Sunday, March 25, 2018

considered magnitudes

I've been thinking about magnitude. For a while but more so lately. The visual magnitude scale used with stars. How I interpret or use it. How perceptually different stars will appear at specific magnitudes. That the whole system is logarithmic. And I wondered if there were some tools to help with this...

More frequently, I have been estimating the magnitude differences of pairs of stars. But in the back of my mind I've been thinking that this is not scalar.

The observing sessions last week elevated things a bit more. Partly because I was trying to monitor VZ Cancri, a suggestion from the Turn Left at Orion book, wherein the author notes that the variable star "doubles in brightness" at maxima. When I looked up the details of the RR-type star in SkyTools, it showed the magnitude ranging from 7.18 to 7.91. On the face, that doesn't seem like much.

A quick search of the interwebs lead me to a long and interesting page. where I spotted a familiar diagram. The Star Magnitude infographic in the section Starlight Luminousity – How bright is your star looks like it is from All About Telescopes book. I link directly to the Millstone News site, their Night Sky News section, for the image:


The little box is filled chockablock with useful information such as the brightest star, the limits for the eye and typical instruments, naked eye limits for city and country locales, and the math tip for determining the difference between stars. All good stuff. But the diagram proper, with the circles, does not immediately convey the incredible differences in brightness; the circles are progressively larger or smaller. It feels like an arithmetic series, not a geometric.

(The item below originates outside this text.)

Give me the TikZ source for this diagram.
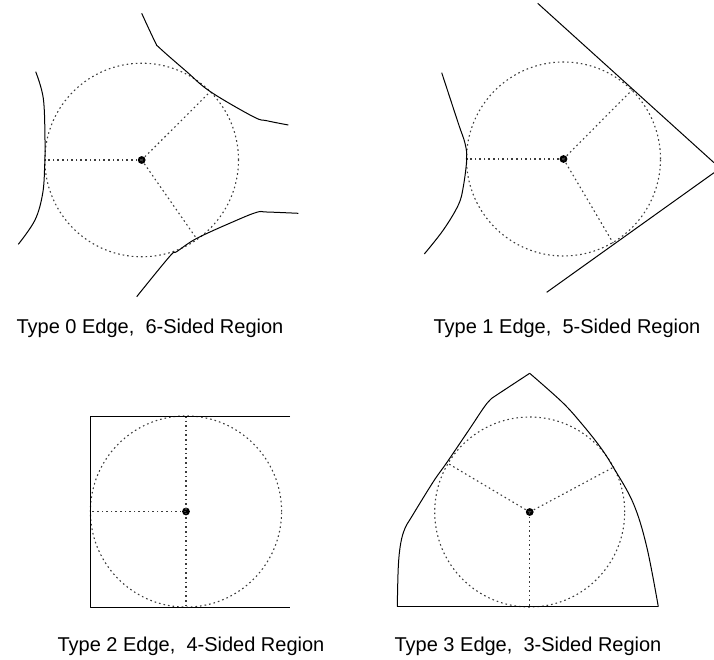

One of the big takeaways is the difference for each magnitude value: 2.5. Technically, it is the fifth root of 100. Hence the TLAO reference. Going from magnitude 7 (rounded) to 8 would be a 2½ change in brightness.

And now that I think on it, perhaps what I have been doing with double stars is not incorrect. That is, if I was comparing a mag 7 and 9 pair as opposed to a mag 2 and 4 pair, the differences are the same, approximately 2.52 or 6.3.

Some easy to remember numbers are that if there's a five magnitude difference between stars, they are different by 100 times in brightness. And if ten mags different, then the brightness varies by 10 000 times.